Pushilin noted that the deployment of an armed mission to Donbass is a very complex issue, since, in fact, it is going to be an entirely new mission. To make this decision, a decision by all 57 OSCE member-countries is required. The process will be complicated by the fact that the issue at hand is the security of every citizen of an individual country, so positive results may not be achieved. According to Pushilin, it cannot be ruled out that a vote by the parliaments of the organization’s member-countries may be needed to make this decision.

He added that currently the fact that OSCE Special Monitoring Mission observers have no weapons is the basic element of security. Pushilin recalled that not a single OSCE employee has been killed in the Donbass region during the conflict.

Kremlin spokesman Dmitry Peskov earlier said that Vladimir Putin supported the idea of an OSCE police mission in Ukraine by and large.

"It is true that President Putin responded with potential consent to the idea of such a mission," presidential spokesman Dmitry Peskov has told the media. "But for the time being the OSCE has no understanding of how such a mission can be formed, where it is to be deployed and so on."

"In general there have been no talks on the issue and there could not have been any, because it is a very specific discussion depending on a variety of circumstances," Peskov said. "All (four leaders of the Normandy Quartet) agreed with the idea of creating such a mission, if need be," Peskov added. "But it does not have a specific content yet."

Seven areas for further disengagement of forces and weapons in Donbass

According to Pushilin, the unrecognized republics have suggested seven possible areas for further disengagement of forces and weapons along the contact line in Donbass.

"We have offered our options, Ukraine is to offer its," Pushilin said.

"We (LPR) offered five (areas), you (DPR) - two.
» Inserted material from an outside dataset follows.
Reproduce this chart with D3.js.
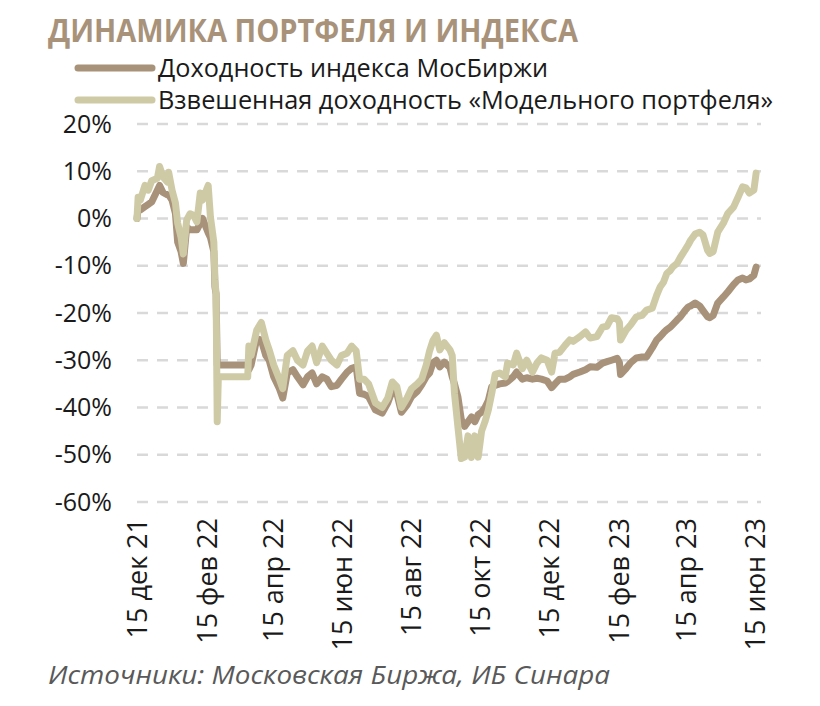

Ukraine, too, is to offer some options," Deinego said. "So, four are to remain in the long run."

Following a Normandy Four summit in Berlin on October 19, German Chancellor Angela Merkel reported that the Normandy Four leaders had reached an agreement on establishment of four new zones of disengagement in Donbass, saying however that "much work is ahead".

In his turn, Ukrainian President Pyotr Poroshenko said Ukraine insists on putting the DPR’s city of Debaltsevo on the list of these zones. He referred to the fact that as of the moment of signing of the Minsk Agreements, the territory was allegedly under control of the Ukrainian military.

On September 21, the Trilateral Contact Group on the settlement of the conflict in eastern Ukraine reached a framework agreement on disengagement of forces in Donbass. The Contact Group agreed on the principles and a timeframe for disengaging forces of Kiev and militias in the Donetsk and Lugansk regions.

Stage one is to create security zones at three sections of the line of contact, namely near Zolotoye, Petrovskoye and Stanitsa Luganskaya. The agreement envisages withdrawal of armed forces from the line of contact to create security zones at least two kilometers wide and two kilometers deep. The entire disengagement process, including preparatory measures, is to take not more than 30 days for each of the sections and be followed by demining works. The document is also applicable to other sections that might be agreed by the parties in further consultations.

The disengagement process has successfully been concluded near Zolotoye and Petrovskoye. By today, Stanitsa Luganskaya is the only site where disengagement has not taken place as the Ukrainian side failed several disengagement attempts.